Where \(0 \le i\le N\), and N is the total number of notes in the piece to analyze; we will call this: the events list.

As a next step we will create a list of all the possible sub segmentations of the events list, that is all the possible subsets of P in which all consecutive elements from i to j are present.

$$\begin{aligned} Segs =\{U(i,j) \subset P|\,\, \text { if}\,\, i \le k\le j, \implies (t_k,p_k)\in U(i,j) \} \end{aligned}$$
(4)

We will use the notation \(Segs_{i,j}\) to indicate the segment time consecutive notes from element i to j in the events list. We have \(N^2\) different segments, and we need to group them according to their similarity. In order to do this, we will create a similarity matrix in which each entry (pq) will have the similarity measure assigned between \(Segment_p\) and \(Segment_q\), that is

(5)
$$\begin{aligned} a_{p,q}=DTW(Seg_p,Seg_q) \end{aligned}$$
(6)

In this matrix we calculate the DTW similarity measure between all segments and thus can be used to obtain a measure to classify and group similar sections of the piece. The method for computing the DTW similarity value is exactly the same used for acoustic time series as shown by Müller [11], which uses dynamic programming to find the cost of transforming one series to the other, as was explained in the previous section.

4 Musical Tests

For the purpose of testing the system we choose two pieces that have a rondo form, in order to see if the algorithm correctly predicts the repeating pattern of the analysis.

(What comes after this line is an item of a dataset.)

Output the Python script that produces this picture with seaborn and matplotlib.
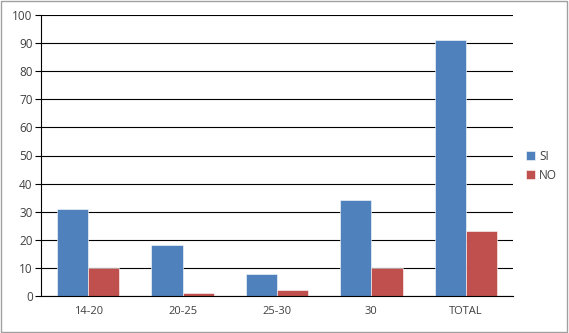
import matplotlib
matplotlib.use("Agg")
import matplotlib.pyplot as plt
import seaborn as sns
import pandas as pd
from matplotlib.patches import Rectangle

categories = ["14-20", "20-25", "25-30", "30", "TOTAL"]
si_values = [31, 18, 8, 34, 91]
no_values = [10, 1, 2, 10, 23]
series_names = ["SI", "NO"]
y_ticks = [0, 10, 20, 30, 40, 50, 60, 70, 80, 90, 100]

df = pd.DataFrame({
    "cat": categories * 2,
    "val": si_values + no_values,
    "serie": [series_names[0]] * len(categories) + [series_names[1]] * len(categories),
})

sns.set_theme(style="white")
plt.rcParams["font.family"] = ["Open Sans", "DejaVu Sans"]

fig = plt.figure(figsize=(5.69, 3.33), dpi=100)
ax = fig.add_axes([41/569, 1-296/333, (513-41)/569, (296-15)/333])

sns.barplot(data=df, x="cat", y="val", hue="serie", order=categories,
            hue_order=series_names, palette=["#4F81BD", "#C0504D"],
            width=0.66, ax=ax, saturation=1, legend=True)

for p in ax.patches:
    p.set_edgecolor("white")
    p.set_linewidth(0.4)

ax.set_ylim(0, 100)
ax.set_xlim(-0.5, len(categories) - 0.5)
ax.set_yticks(y_ticks)
ax.set_yticklabels([str(t) for t in y_ticks], fontsize=8.5, color="#404040")
ax.set_xlabel("")
ax.set_ylabel("")
ax.yaxis.grid(True, color="black", linewidth=0.8)
ax.set_axisbelow(True)

ax.set_xticks(range(len(categories)))
ax.set_xticklabels(categories, fontsize=8, color="#404040")
ax.tick_params(axis="x", which="major", length=0, pad=7)
ax.set_xticks([i - 0.5 for i in range(len(categories) + 1)], minor=True)
ax.tick_params(axis="x", which="minor", length=4, width=0.8, color="black", direction="out")
ax.tick_params(axis="y", length=4, width=0.8, color="black", direction="out", left=True, pad=2)

for s in ["top", "right"]:
    ax.spines[s].set_visible(False)
ax.spines["left"].set_color("black")
ax.spines["bottom"].set_color("black")
ax.spines["left"].set_linewidth(0.8)
ax.spines["bottom"].set_linewidth(0.8)

leg = ax.legend(loc="center left", bbox_to_anchor=(1.015, 0.463), frameon=False,
                fontsize=8.5, handlelength=0.8, handleheight=0.8, handletextpad=0.3,
                labelspacing=0.5, borderpad=0)
for t in leg.get_texts():
    t.set_color("#404040")

fig.patches.append(Rectangle((0.002, 0.003), 0.995, 0.993, transform=fig.transFigure,
                             fill=False, edgecolor="#A0A0A0", linewidth=1))

fig.savefig("out.png", dpi=100)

In the Bagatelle in A minor, Fur Elise, from Beethoven we have a rondo structure in which there is a section A at the beginning, and the musical form as a whole is A - B - A - C - A. When we apply the DTW measures to this piece we obtain a clear indication of a repeating section. In this work we show an example of use of the algorithm to find the repeating section of the rondo piece, that is, the A part. In Fig. 1a, we have a plot of time offset to the cost of the current test window. The graph takes an initial window of size 30, and runs through the rest of the piece in steps of 10 notes, obtaining the cost of comparing the test window to each of the other segments, the initial window size and step length were chosen empirically. The program then increases the window size to check if a larger frame would give a better matching result for some sections. The windows change in size from 30 to 100 in steps of 10, Fig. 1 show the costs of different windows sizes. Given the local minimums that appear around offsets 20, 55 and 130 we see that there appears a clear similarity between these sections and the test window. Given that the test window was the initial part of the piece and repeats several times, we will call it section A, that in fact corresponds to the repeating section of the rondo. To analyze if the parts that differ from A are in fact sections B and C, we would need to apply the algorithm starting in the first offset not classified as section A, and search for similarities, this will be addressed in future work, but currently the algorithm shows a good result in classifying one section at a time.

In Mozart’s Piano Sonata No. 11 in A major, K331, movement 3, also known as Rondo Alla Turca, we also have a similar form like in Beethoven, and if we apply the DTW algorithm to the piece we get the cost graph shown in Fig. 1b. We can see that the beginning section of the piece repeats itself at time offsets around 40, 140, and 160. In 140 we have an almost identical similarity regardless of window size, while in the other cases we have some minor variation in the structure, as shown by the higher cost obtained. We will call this repeating section A. Again, to find the rest of the sections we would need to apply the algorithm to the rest of the piece that was not labeled as A, this analysis will be applied in future work.

Fig. 1.
figure 1

Cost analysis of an initial test window in: (a) Fur Elise and, (b) Rondo Alla Turca. The lines show the costs of different window sizes. The bottom line has a window size 30, while the top is 100. The middle lines increase in steps of 10 from the initial window size.

5 Conclusions

The use of DTW to compare internal sections of a musical piece gives us enough flexibility to compare sections of a work by allowing us to compare all the possible combinations of windows sizes, we use this to find section repetitions, variations and changes. The current work presents a way to identify a repeating section, and it will be further developed to find and classify all repeating sections. One of the main challenges to solve is that we don’t have yet a clear maximum value for the window size, so we have to decide what is the cost tolerance of a section and assign a degree of belonging of each part of the score, to the test window. In future work, this will lead to establish some fuzzy belonging functions to help us decide how we should segment the similarity sections given by the DTW algorithm. The current implementation only takes into account the height and time stamp of the note, however, in future work we could implement other kind of metrics to include more parameters, like harmonic distances, which can help to further classify similar parts and sections of a symbolical music file using features others than just the pitch of the notes. Another thing to consider is the range of the costs values, in this version, the cost is given directly by the DTW, but we can see that it can range from hundreds to thousands, it would be a real benefit to find an optimal normalization of values, so we can have a clearer estimation of what the cost is indicating. In conclusion, Dynamic Time Warping gives us a good estimation of how to find internal similarity on a musical work to find its structural form, we foresee that this kind of approaches, complemented with other similarity measures will contribute to future work in Music Information Retrieval research.